Looking ahead to 2026, Nucor guided to slightly higher domestic steel demand versus 2025, with its own steel mill shipments expected to rise about 5%. Management anticipates higher consolidated earnings and increased volumes in each segment in the first quarter of 2026, supported by very strong backlogs and a lower import share. Recently completed projects are expected to be EBITDA-positive within the year, collectively contributing roughly $500 million of incremental EBITDA, even as pre-operating and start-up costs remain elevated. CapEx is projected at about $2.5 billion in 2026—down from $3.4 billion in 2025—with around two-thirds dedicated to growth and maintenance capital tracking near $800 million annually. Specific project milestones include Lexington and Kingman turning EBITDA-positive by the end of Q1 and fully ramped by year-end, the West Virginia mill on track for year-end completion, and the Berkeley galvanizing line slated for mid-2026 commissioning. Management expects meaningfully higher free cash flow in 2026 following 2025’s negative free cash flow, supported by a $2.7 billion cash position at year-end and a track record of returning about 70% of net earnings to shareholders in the prior year.

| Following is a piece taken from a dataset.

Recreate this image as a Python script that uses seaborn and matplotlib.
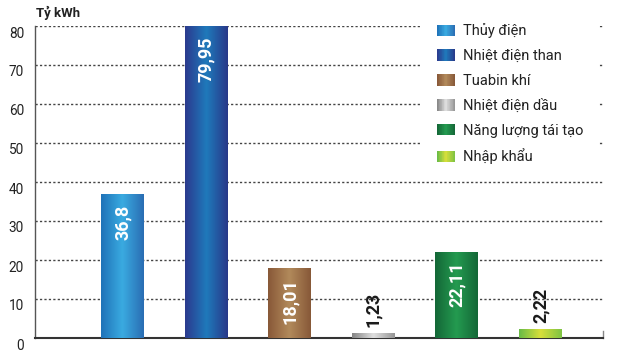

In sum, Nucor’s earnings call balanced near-term caution with clear long-term optimism. While Q4 profits were pressured and free cash flow turned negative amid an investment surge, the company enters 2026 with record safety metrics, strong backlogs, supportive trade conditions, sizable new capacity, and a disciplined capital framework. For investors, the story is one of accepting short-term volatility and elevated start-up costs in exchange for a potentially stronger earnings and cash flow profile as the 2025–2026 project wave matures.